California has banned the sale of gasoline-powered cars by 2035 and automakers retort with concern about the state’s electric grid and consumer preference for gas vehicles. This back and forth is decades long.

(TNS) — California was imposing tough new air-pollution restrictions — rules that would force automakers selling cars in the state to drastically reduce tailpipe emissions.

Carmakers were resisting, saying the changes California wanted were too costly and would hurt consumers in their pocketbooks. Rallying to his hometown industry’s defense, a powerful Michigan congressman accused California and its upstart governor — who was in just his second year in office — of ignoring economic and scientific practicalities.

The year was 1976, the governor was Jerry Brown and the issue was smog. California stuck to its plan, and the industry eventually fell in line. Cars were equipped with a new form of catalytic converter that slashed emissions.

Now another California governor, also in his second year in Sacramento, is insisting that the auto industry make more dramatic changes to its products. Last month Gov. Gavin Newsom, seeking a breakthrough on climate change during a year of record wildfires, signed an executive order banning the sale of new cars in California that run on gasoline starting in 2035. And once again, the auto industry is pushing back. Responding to Newsom’s order, automakers said they’re happy to build more electric cars — but they can’t force people to buy them. Industry executives said consumer demand for electric vehicles has been disappointing.

“Neither mandates nor bans build successful markets,” said John Bozzella of the Alliance for Automotive Innovation, the industry’s main trade association.

To California officials, the resistance sounds familiar.

Mary Nichols, chairwoman of the California Air Resources Board, said the auto industry routinely opposes the state’s anti-pollution initiatives, only to find a way eventually to make them work.

“There’s definitely a pattern at work ... in which the industry fights against any tightening or any new regulation, and then complies,” said Nichols, who served on the air board during the 1976 controversy. “We have been through this before.”

Newsom’s order certainly has a historic quality to it, taking the state’s decades-long crusade against air pollution to new levels — the capital of America’s car culture, and home of the world’s fifth-largest economy, is pledging to take fossil-fuel cars off the road.

To achieve that, the state will have to dramatically expand its infrastructure for electric cars, starting with the construction of thousands of additional battery-charging stations. Some in the auto industry, noting California’s recent rolling blackouts, question whether the state’s beleaguered power grid would be able to handle the demand.

“You’ll have more grid stress,” said industry analyst Karl Brauer, of the car-buying site iSeeCars.com.

But as the largest market for consumer goods in the country, California wields enormous influence over car-buying habits across the country. Brauer said he expects other states to mimic Newsom’s 2035 directive.

Before Newsom acted, a handful of countries had already pledged to eliminate the internal combustion engine by 2035 or 2040, including Britain, Canada, Sweden and Israel.

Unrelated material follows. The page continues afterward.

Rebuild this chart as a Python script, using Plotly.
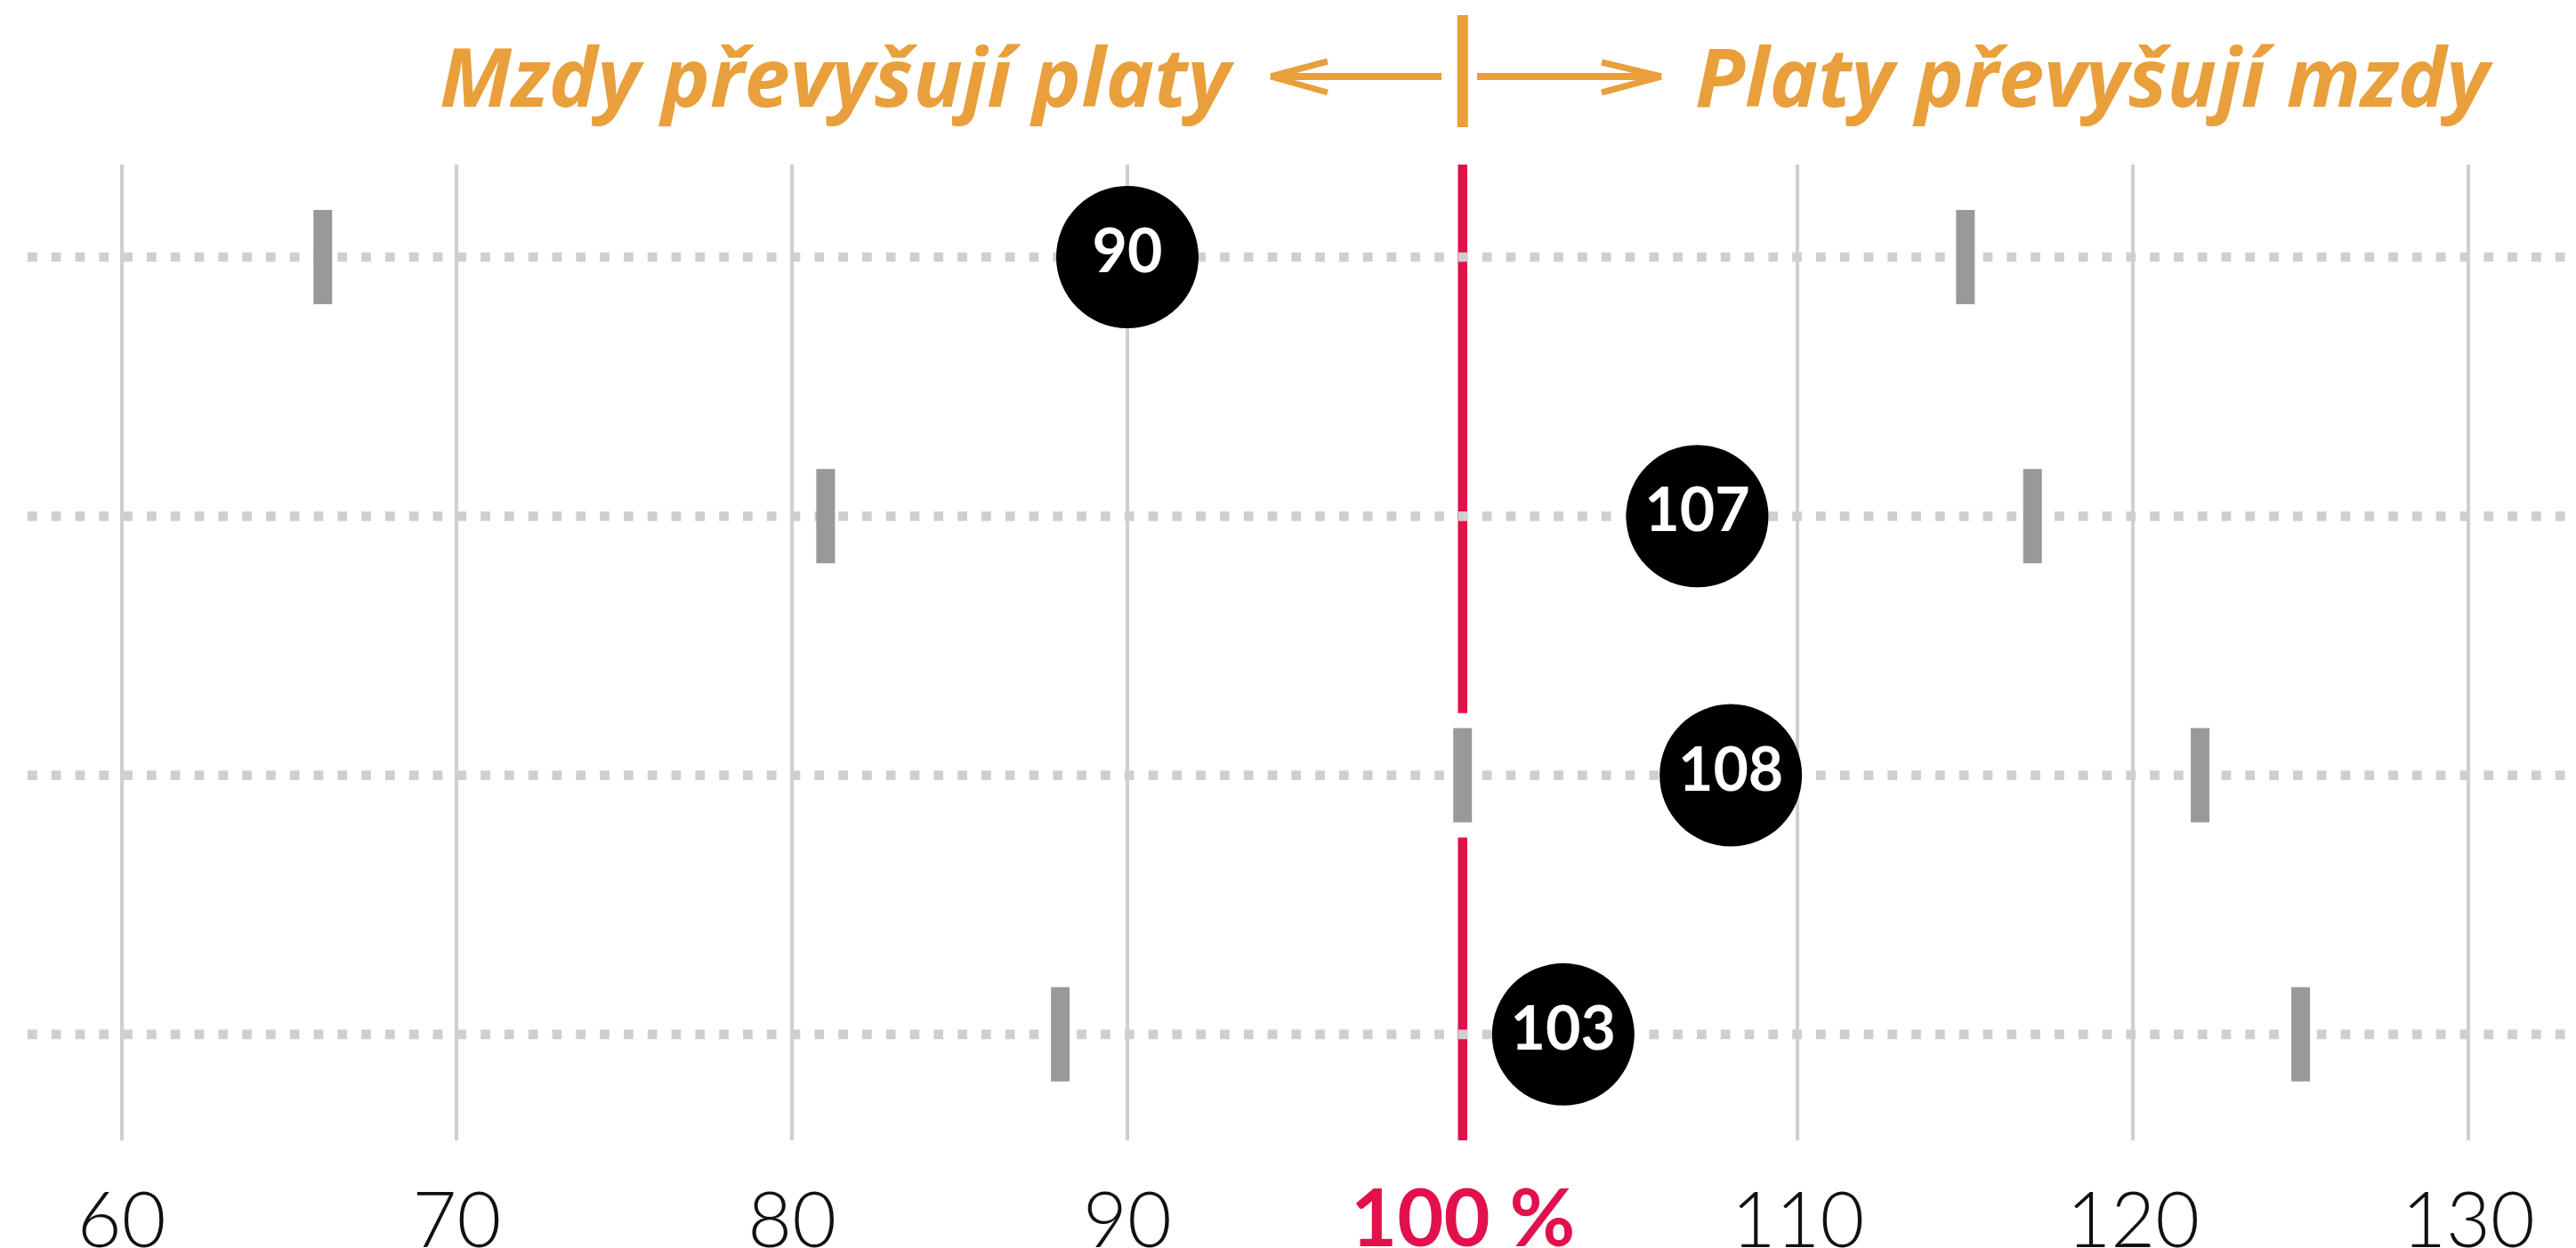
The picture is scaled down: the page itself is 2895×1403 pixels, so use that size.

That’s one reason why Nichols is convinced Newsom’s order is “absolutely feasible.”

“They’re competing with each other to sell (electric vehicles),” she said. “They’re busting their rear ends to try to get there, not because of our mandate but because of worldwide competition.”

Californians Still Love Gas-Powered Cars

Katina Rapton, general manager of Mel Rapton Honda in Sacramento, said there’s one big problem with California’s efforts to eliminate gas-powered cars: Californians love them too much to give them up.

“Used car sales are going to quadruple,” she said. “(Owners) are going to be taping those things together ‘til the cows come home.”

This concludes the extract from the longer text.